The output of this simulation is a set of trajectories representing the movement of air particles under the influence of the forces we discussed earlier.

5. Results and Visualization

The figure below shows the trajectories of the air particles, with the Earth boundary shown as a dashed circle and the low-pressure center marked with a red dot. As the parcels move, they experience the Coriolis effect, which causes their paths to curve as they are deflected by the Earth's rotation.
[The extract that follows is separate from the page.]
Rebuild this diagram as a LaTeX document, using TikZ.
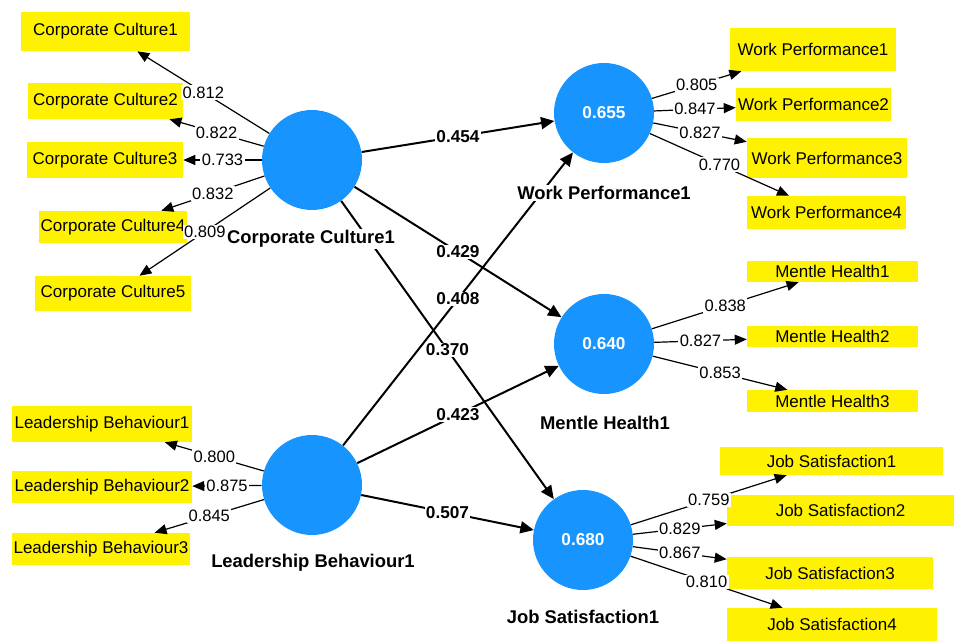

The plot provides a visual representation of how air parcels swirl around a low-pressure zone, simulating the early stages of a hurricane formation.

6. In the End...

By simulating the motion of air particles in a rotating frame of reference, we can observe how pseudo-forces like the Coriolis effect and centrifugal force influence the trajectory of these particles. The combined effect of these forces is what causes the characteristic swirling pattern seen in hurricanes.
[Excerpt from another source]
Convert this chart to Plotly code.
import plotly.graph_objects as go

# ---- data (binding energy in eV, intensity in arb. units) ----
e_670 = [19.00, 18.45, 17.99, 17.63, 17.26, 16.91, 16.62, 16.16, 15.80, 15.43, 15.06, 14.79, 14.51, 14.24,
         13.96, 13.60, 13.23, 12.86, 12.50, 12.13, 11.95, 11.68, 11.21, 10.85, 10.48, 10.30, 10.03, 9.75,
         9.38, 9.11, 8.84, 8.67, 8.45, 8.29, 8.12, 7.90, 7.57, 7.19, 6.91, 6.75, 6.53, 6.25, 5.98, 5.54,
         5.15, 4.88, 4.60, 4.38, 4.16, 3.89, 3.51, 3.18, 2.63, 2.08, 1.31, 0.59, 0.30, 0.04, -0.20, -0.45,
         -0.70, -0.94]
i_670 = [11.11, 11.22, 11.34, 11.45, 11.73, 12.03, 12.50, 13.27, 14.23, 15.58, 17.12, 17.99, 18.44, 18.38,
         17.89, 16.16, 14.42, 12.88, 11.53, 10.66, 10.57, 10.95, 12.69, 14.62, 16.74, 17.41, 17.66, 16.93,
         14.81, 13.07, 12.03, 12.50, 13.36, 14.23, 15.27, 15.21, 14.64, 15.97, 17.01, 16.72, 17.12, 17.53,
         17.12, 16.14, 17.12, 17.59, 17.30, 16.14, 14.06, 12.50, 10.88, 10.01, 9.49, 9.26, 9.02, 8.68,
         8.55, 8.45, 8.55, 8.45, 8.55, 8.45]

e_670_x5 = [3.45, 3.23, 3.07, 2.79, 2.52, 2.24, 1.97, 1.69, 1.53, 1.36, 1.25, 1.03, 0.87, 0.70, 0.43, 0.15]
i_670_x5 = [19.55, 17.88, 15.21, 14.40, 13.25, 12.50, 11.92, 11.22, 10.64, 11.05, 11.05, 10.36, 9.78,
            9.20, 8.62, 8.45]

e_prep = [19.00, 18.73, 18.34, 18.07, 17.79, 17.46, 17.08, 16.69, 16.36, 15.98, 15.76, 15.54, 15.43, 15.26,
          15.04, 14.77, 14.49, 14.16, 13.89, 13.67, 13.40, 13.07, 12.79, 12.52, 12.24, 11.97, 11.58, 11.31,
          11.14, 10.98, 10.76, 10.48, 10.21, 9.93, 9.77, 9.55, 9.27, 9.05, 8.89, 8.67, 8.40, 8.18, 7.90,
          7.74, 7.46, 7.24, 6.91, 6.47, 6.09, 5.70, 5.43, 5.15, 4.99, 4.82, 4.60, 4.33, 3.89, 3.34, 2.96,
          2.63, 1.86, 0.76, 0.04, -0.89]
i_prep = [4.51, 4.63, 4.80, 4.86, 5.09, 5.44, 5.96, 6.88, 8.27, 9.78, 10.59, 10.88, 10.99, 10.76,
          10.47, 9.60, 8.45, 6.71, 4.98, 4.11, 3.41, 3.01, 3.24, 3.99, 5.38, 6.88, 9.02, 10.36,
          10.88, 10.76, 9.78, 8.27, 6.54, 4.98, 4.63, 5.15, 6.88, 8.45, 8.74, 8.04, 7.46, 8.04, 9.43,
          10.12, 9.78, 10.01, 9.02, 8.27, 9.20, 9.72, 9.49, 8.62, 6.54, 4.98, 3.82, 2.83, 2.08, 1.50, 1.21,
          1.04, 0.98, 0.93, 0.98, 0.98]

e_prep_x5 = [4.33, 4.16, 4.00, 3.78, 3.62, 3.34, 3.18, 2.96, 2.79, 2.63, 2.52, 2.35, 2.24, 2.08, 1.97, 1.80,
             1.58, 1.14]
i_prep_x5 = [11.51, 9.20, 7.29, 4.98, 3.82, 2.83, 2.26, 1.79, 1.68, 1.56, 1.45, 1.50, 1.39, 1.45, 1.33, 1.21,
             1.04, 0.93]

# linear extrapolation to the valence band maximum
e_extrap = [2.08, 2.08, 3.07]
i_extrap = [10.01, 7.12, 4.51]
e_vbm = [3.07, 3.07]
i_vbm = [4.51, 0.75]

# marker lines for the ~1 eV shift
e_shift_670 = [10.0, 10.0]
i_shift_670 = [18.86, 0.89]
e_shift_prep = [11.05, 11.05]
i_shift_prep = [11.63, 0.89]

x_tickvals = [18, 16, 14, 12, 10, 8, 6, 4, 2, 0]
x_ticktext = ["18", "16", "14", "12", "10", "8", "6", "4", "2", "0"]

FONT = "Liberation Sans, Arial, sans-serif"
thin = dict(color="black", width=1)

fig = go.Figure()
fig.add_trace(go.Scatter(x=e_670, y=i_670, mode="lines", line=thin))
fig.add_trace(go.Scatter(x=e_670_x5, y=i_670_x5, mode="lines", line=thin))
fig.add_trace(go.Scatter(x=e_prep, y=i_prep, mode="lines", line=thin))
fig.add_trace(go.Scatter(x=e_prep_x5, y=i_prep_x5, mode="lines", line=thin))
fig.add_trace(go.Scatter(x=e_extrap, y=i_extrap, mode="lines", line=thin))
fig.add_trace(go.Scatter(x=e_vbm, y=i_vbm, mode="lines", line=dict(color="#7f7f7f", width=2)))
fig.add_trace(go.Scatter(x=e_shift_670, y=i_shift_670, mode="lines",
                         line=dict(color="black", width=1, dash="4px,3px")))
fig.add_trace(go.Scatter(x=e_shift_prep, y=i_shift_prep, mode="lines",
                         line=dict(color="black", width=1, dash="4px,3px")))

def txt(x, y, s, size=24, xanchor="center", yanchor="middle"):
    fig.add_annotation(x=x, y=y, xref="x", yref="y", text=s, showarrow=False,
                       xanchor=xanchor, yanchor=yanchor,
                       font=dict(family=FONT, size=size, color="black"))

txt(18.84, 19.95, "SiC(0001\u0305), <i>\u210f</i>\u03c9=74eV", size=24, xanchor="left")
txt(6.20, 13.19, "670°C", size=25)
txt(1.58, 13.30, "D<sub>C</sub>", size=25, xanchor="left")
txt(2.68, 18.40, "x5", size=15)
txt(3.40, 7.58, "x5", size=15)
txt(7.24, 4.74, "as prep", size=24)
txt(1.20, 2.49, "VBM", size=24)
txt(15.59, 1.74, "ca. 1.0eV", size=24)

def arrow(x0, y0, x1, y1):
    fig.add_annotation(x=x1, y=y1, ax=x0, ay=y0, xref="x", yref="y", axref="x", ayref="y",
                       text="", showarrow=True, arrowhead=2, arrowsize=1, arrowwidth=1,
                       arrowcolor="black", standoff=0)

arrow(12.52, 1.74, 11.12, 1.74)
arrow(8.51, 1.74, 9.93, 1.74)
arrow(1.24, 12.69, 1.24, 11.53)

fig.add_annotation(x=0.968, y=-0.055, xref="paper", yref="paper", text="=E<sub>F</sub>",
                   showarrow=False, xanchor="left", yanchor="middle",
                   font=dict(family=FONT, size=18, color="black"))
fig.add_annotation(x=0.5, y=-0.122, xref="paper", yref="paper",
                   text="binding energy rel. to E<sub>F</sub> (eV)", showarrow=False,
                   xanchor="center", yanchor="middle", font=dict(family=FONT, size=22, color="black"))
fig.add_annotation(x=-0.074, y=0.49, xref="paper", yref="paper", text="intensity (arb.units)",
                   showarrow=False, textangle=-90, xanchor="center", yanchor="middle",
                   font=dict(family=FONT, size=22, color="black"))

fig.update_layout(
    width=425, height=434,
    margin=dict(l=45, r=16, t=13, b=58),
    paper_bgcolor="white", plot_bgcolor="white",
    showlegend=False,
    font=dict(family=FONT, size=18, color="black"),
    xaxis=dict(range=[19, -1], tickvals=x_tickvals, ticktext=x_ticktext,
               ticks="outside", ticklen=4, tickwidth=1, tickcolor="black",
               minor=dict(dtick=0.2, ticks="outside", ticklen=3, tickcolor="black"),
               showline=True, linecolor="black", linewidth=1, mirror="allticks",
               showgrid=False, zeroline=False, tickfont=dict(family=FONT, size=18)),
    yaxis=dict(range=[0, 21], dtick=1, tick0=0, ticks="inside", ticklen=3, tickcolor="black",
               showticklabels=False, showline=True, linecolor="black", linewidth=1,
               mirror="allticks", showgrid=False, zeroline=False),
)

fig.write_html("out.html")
While this model is simplified—assuming a flat Earth and a fixed low-pressure center—it provides valuable insights into the dynamics at play. In reality, a hurricane is a much more complex system with additional factors such as changes in air pressure, moisture, and heat transfer.

In future blog posts, we could extend this model by incorporating additional meteorological factors, or by using a spherical Earth model for a more accurate representation.